• [Short task]: Copy out all the lines exactly. Omit pictures.

>> Begin Source excerpt

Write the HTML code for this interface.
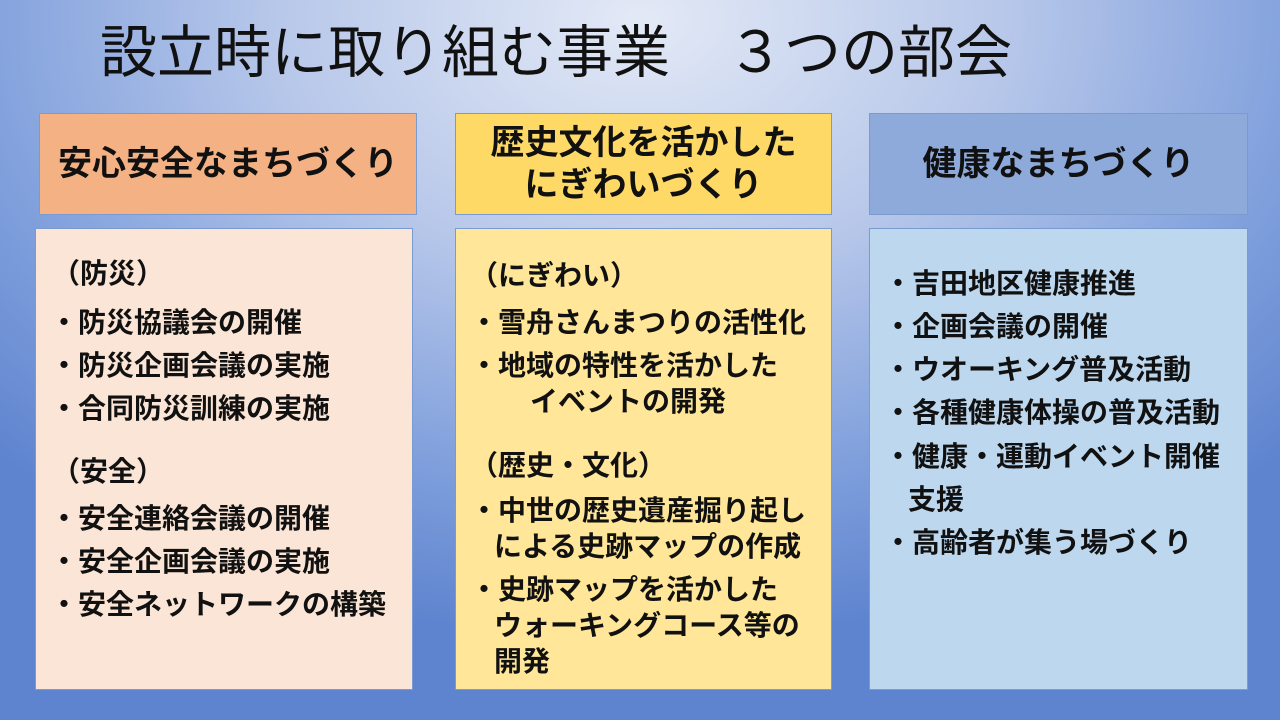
<!DOCTYPE html>
<html><head><meta charset="utf-8"><style>
*{margin:0;padding:0;box-sizing:border-box}
body{width:1280px;height:720px;overflow:hidden;position:relative;
background:radial-gradient(ellipse 900px 620px at 640px 20px,#e3e9f6 0%,#b8c8ea 40%,#7f9fdc 75%,#5f84cf 100%);
font-family:"Liberation Sans","Noto Sans CJK JP",sans-serif;color:#111}
.t{position:absolute;left:100px;top:18px;font-size:57px;line-height:70px;white-space:pre;letter-spacing:0px}
.b{position:absolute;border:1px solid #7a9bd0}
.h{display:flex;align-items:center;justify-content:center;text-align:center;font-weight:bold;font-size:34px;line-height:42px}
.l{position:absolute;font-weight:bold;font-size:28px;line-height:32px;white-space:pre}
</style></head><body>
<div class="t">設立時に取り組む事業　３つの部会</div>
<div class="b h" style="left:39px;top:113px;width:378px;height:102px;background:#f4b183">安心安全なまちづくり</div>
<div class="b h" style="left:455px;top:113px;width:377px;height:102px;background:#ffd966">歴史文化を活かした<br>にぎわいづくり</div>
<div class="b h" style="left:869px;top:113px;width:379px;height:102px;background:#8eaadb">健康なまちづくり</div>
<div class="b" style="left:35px;top:228px;width:378px;height:462px;background:#fbe5d6"></div>
<div class="b" style="left:455px;top:228px;width:377px;height:462px;background:#ffe699"></div>
<div class="b" style="left:869px;top:228px;width:379px;height:462px;background:#bdd7ee"></div>

<div class="l" style="left:52px;top:258px">（防災）</div>
<div class="l" style="left:50px;top:307px">・防災協議会の開催</div>
<div class="l" style="left:50px;top:350px">・防災企画会議の実施</div>
<div class="l" style="left:50px;top:393px">・合同防災訓練の実施</div>
<div class="l" style="left:52px;top:456px">（安全）</div>
<div class="l" style="left:50px;top:503px">・安全連絡会議の開催</div>
<div class="l" style="left:50px;top:546px">・安全企画会議の実施</div>
<div class="l" style="left:50px;top:589px">・安全ネットワークの構築</div>

<div class="l" style="left:470px;top:260px">（にぎわい）</div>
<div class="l" style="left:470px;top:307px">・雪舟さんまつりの活性化</div>
<div class="l" style="left:470px;top:350px">・地域の特性を活かした</div>
<div class="l" style="left:530px;top:386px">イベントの開発</div>
<div class="l" style="left:470px;top:450px">（歴史・文化）</div>
<div class="l" style="left:470px;top:495px">・中世の歴史遺産掘り起し</div>
<div class="l" style="left:494px;top:531px">による史跡マップの作成</div>
<div class="l" style="left:470px;top:574px">・史跡マップを活かした</div>
<div class="l" style="left:494px;top:610px">ウォーキングコース等の</div>
<div class="l" style="left:494px;top:646px">開発</div>

<div class="l" style="left:884px;top:268px">・吉田地区健康推進</div>
<div class="l" style="left:884px;top:311px">・企画会議の開催</div>
<div class="l" style="left:884px;top:354px">・ウオーキング普及活動</div>
<div class="l" style="left:884px;top:397px">・各種健康体操の普及活動</div>
<div class="l" style="left:884px;top:441px">・健康・運動イベント開催</div>
<div class="l" style="left:908px;top:484px">支援</div>
<div class="l" style="left:884px;top:527px">・高齢者が集う場づくり</div>
</body></html>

>> End Source excerpt

• [Answer]:
Write the HTML code for this interface.
<!DOCTYPE html>
<html><head><meta charset="utf-8"><style>
*{margin:0;padding:0;box-sizing:border-box}
body{width:1280px;height:720px;overflow:hidden;position:relative;
background:radial-gradient(ellipse 900px 620px at 640px 20px,#e3e9f6 0%,#b8c8ea 40%,#7f9fdc 75%,#5f84cf 100%);
font-family:"Liberation Sans","Noto Sans CJK JP",sans-serif;color:#111}
.t{position:absolute;left:100px;top:18px;font-size:57px;line-height:70px;white-space:pre;letter-spacing:0px}
.b{position:absolute;border:1px solid #7a9bd0}
.h{display:flex;align-items:center;justify-content:center;text-align:center;font-weight:bold;font-size:34px;line-height:42px}
.l{position:absolute;font-weight:bold;font-size:28px;line-height:32px;white-space:pre}
</style></head><body>
<div class="t">設立時に取り組む事業　３つの部会</div>
<div class="b h" style="left:39px;top:113px;width:378px;height:102px;background:#f4b183">安心安全なまちづくり</div>
<div class="b h" style="left:455px;top:113px;width:377px;height:102px;background:#ffd966">歴史文化を活かした<br>にぎわいづくり</div>
<div class="b h" style="left:869px;top:113px;width:379px;height:102px;background:#8eaadb">健康なまちづくり</div>
<div class="b" style="left:35px;top:228px;width:378px;height:462px;background:#fbe5d6"></div>
<div class="b" style="left:455px;top:228px;width:377px;height:462px;background:#ffe699"></div>
<div class="b" style="left:869px;top:228px;width:379px;height:462px;background:#bdd7ee"></div>

<div class="l" style="left:52px;top:258px">（防災）</div>
<div class="l" style="left:50px;top:307px">・防災協議会の開催</div>
<div class="l" style="left:50px;top:350px">・防災企画会議の実施</div>
<div class="l" style="left:50px;top:393px">・合同防災訓練の実施</div>
<div class="l" style="left:52px;top:456px">（安全）</div>
<div class="l" style="left:50px;top:503px">・安全連絡会議の開催</div>
<div class="l" style="left:50px;top:546px">・安全企画会議の実施</div>
<div class="l" style="left:50px;top:589px">・安全ネットワークの構築</div>

<div class="l" style="left:470px;top:260px">（にぎわい）</div>
<div class="l" style="left:470px;top:307px">・雪舟さんまつりの活性化</div>
<div class="l" style="left:470px;top:350px">・地域の特性を活かした</div>
<div class="l" style="left:530px;top:386px">イベントの開発</div>
<div class="l" style="left:470px;top:450px">（歴史・文化）</div>
<div class="l" style="left:470px;top:495px">・中世の歴史遺産掘り起し</div>
<div class="l" style="left:494px;top:531px">による史跡マップの作成</div>
<div class="l" style="left:470px;top:574px">・史跡マップを活かした</div>
<div class="l" style="left:494px;top:610px">ウォーキングコース等の</div>
<div class="l" style="left:494px;top:646px">開発</div>

<div class="l" style="left:884px;top:268px">・吉田地区健康推進</div>
<div class="l" style="left:884px;top:311px">・企画会議の開催</div>
<div class="l" style="left:884px;top:354px">・ウオーキング普及活動</div>
<div class="l" style="left:884px;top:397px">・各種健康体操の普及活動</div>
<div class="l" style="left:884px;top:441px">・健康・運動イベント開催</div>
<div class="l" style="left:908px;top:484px">支援</div>
<div class="l" style="left:884px;top:527px">・高齢者が集う場づくり</div>
</body></html>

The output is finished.